NSA Accused of Protecting U.S. From Terrorists

Liberals are jumping up and down about USA Today’s publication of another leak relating to the National Security Agency. It’s considered a news flash that the NSA is collecting data on phone calls, with the cooperation of almost all of the major telecom companies, to look for suspicious patterns. This is a “data mining” project that does not involve listening in on conversations, but merely identifying phone numbers involved in possible terrorist communications.

Michelle Malkin has a good roundup of reaction to the story. I’d add just a few comments.

One, as A.J. Strata points out, the USA Today article identified Qwest as the one major carrier that declined the NSA’s request for cooperation. Presumably Qwest has now become the terrorists’ telecom company of choice. Way to go, USA Today!

Two, it’s obvious that what the NSA does with this vast amount of data is to run it through computers, looking for suspicious patterns, especially involving known or suspected terrorist phone numbers. I did a quick calculation: assuming that there are 200 million adult Americans, each of whom places or receives ten phone calls a day (a conservative estimate, I think), it would require a small army of 35,000 full-time NSA employees to pay a total of one second of attention to each call. In other words, lighten up: the NSA obviously isn’t tracking your phone calls with your friends and relatives.

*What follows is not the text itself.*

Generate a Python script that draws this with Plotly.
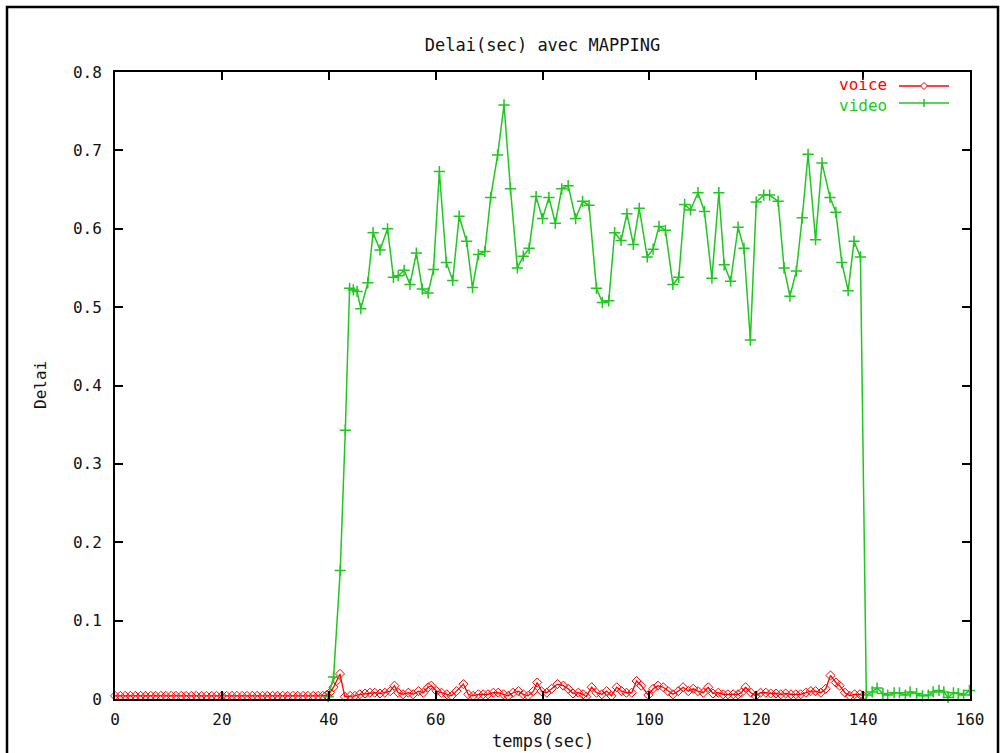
import plotly.graph_objects as go

# ---------------- data ----------------
voice_t = [0, 1, 1.9, 2.9, 3.8, 4.8, 5.7, 6.7, 7.6, 8.6, 9.5, 10.5, 11.4, 12.4, 13.3, 14.3,
           15.2, 16.2, 17.1, 18.1, 19.0, 20.0, 20.9, 21.9, 22.8, 23.8, 24.7, 25.7, 26.6, 27.6,
           28.5, 29.5, 30.4, 31.4, 32.3, 33.3, 34.2, 35.2, 36.1, 37.1, 38.0, 38.9,
           39.6, 40.2, 40.9, 41.5, 42.1, 43.0, 44.0, 44.9, 45.8, 46.8, 47.7, 48.6, 49.6, 50.5,
           51.5, 52.3, 53.0, 53.9, 54.9, 55.8, 56.8, 57.7, 58.6, 59.2, 60.2, 61.1, 62.1, 63.0,
           63.9, 65.2, 66.1, 67.0, 68.0, 68.9, 69.8, 70.8, 71.7, 72.7, 73.6, 74.5, 75.5, 76.4,
           77.3, 78.3, 79.0, 79.8, 80.8, 81.7, 82.8, 83.9, 84.8, 85.7, 86.7, 87.6, 88.2, 89.2,
           90.1, 91.1, 92.0, 92.9, 93.9, 94.8, 95.7, 96.7, 97.6, 98.5, 99.8,
           100.7, 101.6, 102.6, 103.5, 104.4, 105.4, 106.3, 107.3, 108.2, 109.1, 110.1, 111.0,
           111.9, 112.9, 113.8, 114.7, 115.7, 116.6, 117.2, 118.0, 119.0, 119.9, 120.8, 121.8,
           122.7, 123.7, 124.6, 125.5, 126.5, 127.4, 128.3, 129.3, 130.2, 131.1, 132.1, 133.0,
           133.9, 134.9, 135.6, 136.6, 137.5, 138.4, 139.4, 140.0]
voice_v = [0.004, 0.004, 0.004, 0.004, 0.004, 0.004, 0.004, 0.004, 0.004, 0.004, 0.004, 0.004,
           0.004, 0.004, 0.004, 0.004, 0.004, 0.004, 0.004, 0.004, 0.004, 0.004, 0.004, 0.004,
           0.004, 0.004, 0.004, 0.004, 0.004, 0.004, 0.004, 0.004, 0.004, 0.004, 0.004, 0.004,
           0.004, 0.004, 0.004, 0.004, 0.004, 0.004,
           0.005, 0.008, 0.015, 0.023, 0.032, 0.003, 0.004, 0.004, 0.006, 0.007, 0.008, 0.008,
           0.007, 0.008, 0.010, 0.017, 0.008, 0.006, 0.008, 0.006, 0.010, 0.008, 0.015, 0.017,
           0.010, 0.008, 0.006, 0.004, 0.010, 0.019, 0.006, 0.004, 0.006, 0.006, 0.006, 0.008,
           0.008, 0.006, 0.004, 0.008, 0.010, 0.006, 0.004, 0.010, 0.021, 0.010, 0.008, 0.013,
           0.019, 0.017, 0.013, 0.007, 0.008, 0.006, 0.003, 0.015, 0.008, 0.006, 0.010, 0.004,
           0.015, 0.010, 0.008, 0.008, 0.023, 0.017, 0.005,
           0.013, 0.017, 0.015, 0.010, 0.006, 0.010, 0.015, 0.010, 0.013, 0.010, 0.008, 0.015,
           0.007, 0.008, 0.006, 0.006, 0.006, 0.006, 0.008, 0.015, 0.008, 0.004, 0.008, 0.008,
           0.007, 0.007, 0.006, 0.007, 0.006, 0.006, 0.006, 0.008, 0.010, 0.010, 0.008, 0.013,
           0.030, 0.021, 0.017, 0.008, 0.004, 0.006, 0.006, 0.004]

video_t = [39.9, 40.9, 42.15, 43.1, 43.9, 44.6, 45.3, 46.0, 47.3, 48.3, 49.6, 51.0, 52.1,
           53.0, 54.1, 55.2, 56.4, 57.5, 58.6, 59.6, 60.7, 62.0, 63.2, 64.4, 65.8, 66.9, 68.0,
           69.2, 70.3, 71.6, 72.8, 74.0, 75.3, 76.4, 77.5, 78.8, 80.0, 81.2, 82.4, 83.6, 84.8,
           86.2, 87.5, 88.7, 90.1, 91.2, 92.4, 93.5, 94.7, 95.8, 97.0, 98.1, 99.6, 100.7, 101.8,
           103.0, 104.4, 105.5, 106.6, 107.7, 109.1, 110.3, 111.7, 113.0, 114.0, 115.2, 116.6,
           117.7, 118.9, 120.0, 121.4, 122.5, 124.1, 125.2, 126.3, 127.5, 128.6, 129.7, 131.1,
           132.3, 133.8, 134.9, 136.0, 137.2, 138.3, 139.5,
           140.6, 141.7, 142.6, 143.7, 144.6, 145.8, 146.8, 147.9, 148.8, 150.0, 151.1, 152.2,
           153.1, 154.2, 155.1, 155.9, 156.9, 157.8, 158.8, 159.9]
video_v = [0.003, 0.028, 0.164, 0.343, 0.524, 0.522, 0.520, 0.498, 0.531, 0.595, 0.573, 0.600,
           0.538, 0.540, 0.547, 0.529, 0.569, 0.523, 0.518, 0.548, 0.673, 0.557, 0.534, 0.616,
           0.584, 0.525, 0.567, 0.571, 0.640, 0.694, 0.758, 0.651, 0.550, 0.565, 0.575, 0.641,
           0.613, 0.640, 0.607, 0.651, 0.655, 0.613, 0.635, 0.630, 0.524, 0.506, 0.508, 0.595,
           0.585, 0.619, 0.580, 0.626, 0.564, 0.574, 0.603, 0.598, 0.529, 0.538, 0.631, 0.624,
           0.646, 0.622, 0.537, 0.646, 0.554, 0.533, 0.602, 0.575, 0.458, 0.634, 0.643, 0.643,
           0.635, 0.550, 0.514, 0.546, 0.614, 0.695, 0.586, 0.684, 0.640, 0.621, 0.557, 0.521,
           0.584, 0.564,
           0.005, 0.009, 0.014, 0.007, 0.005, 0.008, 0.008, 0.005, 0.009, 0.007, 0.004, 0.005,
           0.009, 0.011, 0.009, 0.002, 0.008, 0.007, 0.005, 0.011]

x_ticks = [0, 20, 40, 60, 80, 100, 120, 140, 160]
y_ticks = [0, 0.1, 0.2, 0.3, 0.4, 0.5, 0.6, 0.7, 0.8]

title_text = "Delai(sec) avec MAPPING"
x_title = "temps(sec)"
y_title = "Delai"
series_names = ["voice", "video"]
RED = "#ff0000"
GREEN = "#1ec81e"
FONT = "DejaVu Sans Mono"
TXT = "#111111"

# ---------------- geometry (pixels) ----------------
W, H = 1003, 753
L, R, T, B = 115, 970, 72, 699


def px(x):
    return (x - L) / (R - L)


def py(y):
    return (B - y) / (B - T)


fig = go.Figure()
fig.add_trace(go.Scatter(
    x=voice_t, y=voice_v, mode="lines+markers", name=series_names[0],
    line=dict(color=RED, width=1.3),
    marker=dict(symbol="diamond-open", size=7, color=RED, line=dict(width=1, color=RED)),
    cliponaxis=False, showlegend=False))
fig.add_trace(go.Scatter(
    x=video_t, y=video_v, mode="lines+markers", name=series_names[1],
    line=dict(color=GREEN, width=1.5),
    marker=dict(symbol="cross-thin", size=8, color=GREEN, line=dict(width=1.5, color=GREEN)),
    cliponaxis=False, showlegend=False))

axis_common = dict(
    showline=True, linecolor="#000000", linewidth=2, mirror="allticks",
    ticks="inside", ticklen=8, tickwidth=1.5, tickcolor="#000000",
    showgrid=False, zeroline=False,
    tickfont=dict(family=FONT, size=16, color=TXT),
)
fig.update_xaxes(range=[0, 160], tickvals=x_ticks, ticktext=[str(v) for v in x_ticks],
                 ticklabelstandoff=5, **axis_common)
fig.update_yaxes(range=[0, 0.8], tickvals=y_ticks,
                 ticktext=["0"] + ["%.1f" % v for v in y_ticks[1:]],
                 ticklabelstandoff=8, **axis_common)

annotations = [
    dict(text=x_title, x=0.5, y=py(741), xref="paper", yref="paper", showarrow=False,
         xanchor="center", yanchor="middle", font=dict(family=FONT, size=17, color=TXT)),
    dict(text=y_title, x=px(40), y=py(385), xref="paper", yref="paper", showarrow=False,
         textangle=-90, xanchor="center", yanchor="middle",
         font=dict(family=FONT, size=16, color=TXT)),
    dict(text=series_names[0], x=px(888), y=py(95), xref="paper", yref="paper",
         showarrow=False, xanchor="right", yanchor="bottom", borderpad=0,
         font=dict(family=FONT, size=16, color=RED)),
    dict(text=series_names[1], x=px(888), y=py(95), xref="paper", yref="paper",
         showarrow=False, xanchor="right", yanchor="top", borderpad=0,
         font=dict(family=FONT, size=16, color=GREEN)),
]

shapes = [
    # outer frame
    dict(type="rect", xref="paper", yref="paper", x0=px(7), x1=px(998), y0=py(775), y1=py(7),
         line=dict(color="#000000", width=2.5), fillcolor="rgba(0,0,0,0)", layer="above"),
    # legend samples
    dict(type="line", xref="paper", yref="paper", x0=px(899), x1=px(949), y0=py(86), y1=py(86),
         line=dict(color=RED, width=1.5)),
    dict(type="path", xref="paper", yref="paper",
         path="M %f,%f L %f,%f L %f,%f L %f,%f Z" % (px(924), py(82.5), px(927.5), py(86),
                                                     px(924), py(89.5), px(920.5), py(86)),
         line=dict(color=RED, width=1), fillcolor="white"),
    dict(type="line", xref="paper", yref="paper", x0=px(899), x1=px(949), y0=py(103), y1=py(103),
         line=dict(color=GREEN, width=1.5)),
    dict(type="line", xref="paper", yref="paper", x0=px(924), x1=px(924), y0=py(99), y1=py(107),
         line=dict(color=GREEN, width=1.5)),
]

fig.update_layout(
    width=W, height=H,
    margin=dict(l=L, r=W - R, t=T, b=H - B, autoexpand=False),
    paper_bgcolor="#ffffff", plot_bgcolor="#ffffff",
    title=dict(text=title_text, x=0.5, xref="paper", xanchor="center",
               y=1 - 45 / H, yref="container", yanchor="middle",
               font=dict(family=FONT, size=17, color=TXT)),
    annotations=annotations, shapes=shapes, showlegend=False,
)

fig.write_html(
    "out.html",
    config={"displayModeBar": False},
    post_script="document.body.style.margin='0';document.body.style.overflow='hidden';",
)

Three, it’s interesting to juxtapose the NSA stories–this one plus the Agency’s international terrorist surveillance program–with this account of a report earlier today by Britain’s Intelligence and Security Committee on the subway bombings in London last July:

The suicide bombers who killed 52 passengers on London’s transit system had a string of contacts with someone in Pakistan just before striking, Britain’s top law enforcement official said Thursday.

However, authorities admitted they didn’t know what was discussed in those contacts and stuck with their contention that the blasts were a home-grown plot and that the degree of involvement by al-Qaida, if any, was unknown.

Thursday’s report by the Intelligence and Security Committee concluded that intelligence agents had been alerted to two of the suicide bombers before the attacks but limited resources prevented them from uncovering the plot.

Reid, speaking of the contacts in Pakistan ahead of the attacks, said authorities did not know what was discussed. *** “There are a series of suspicious contacts from an unknown individual or individuals in Pakistan in the immediate run-up to the bombings,” Reid said after his department released its narrative of the attacks. “We do not know their content.”

Sounds like they should have listened in on those calls. These are exactly the kind of communications that are intercepted by the NSA under the terrorist surveillance program that has been widely denounced by Democrats.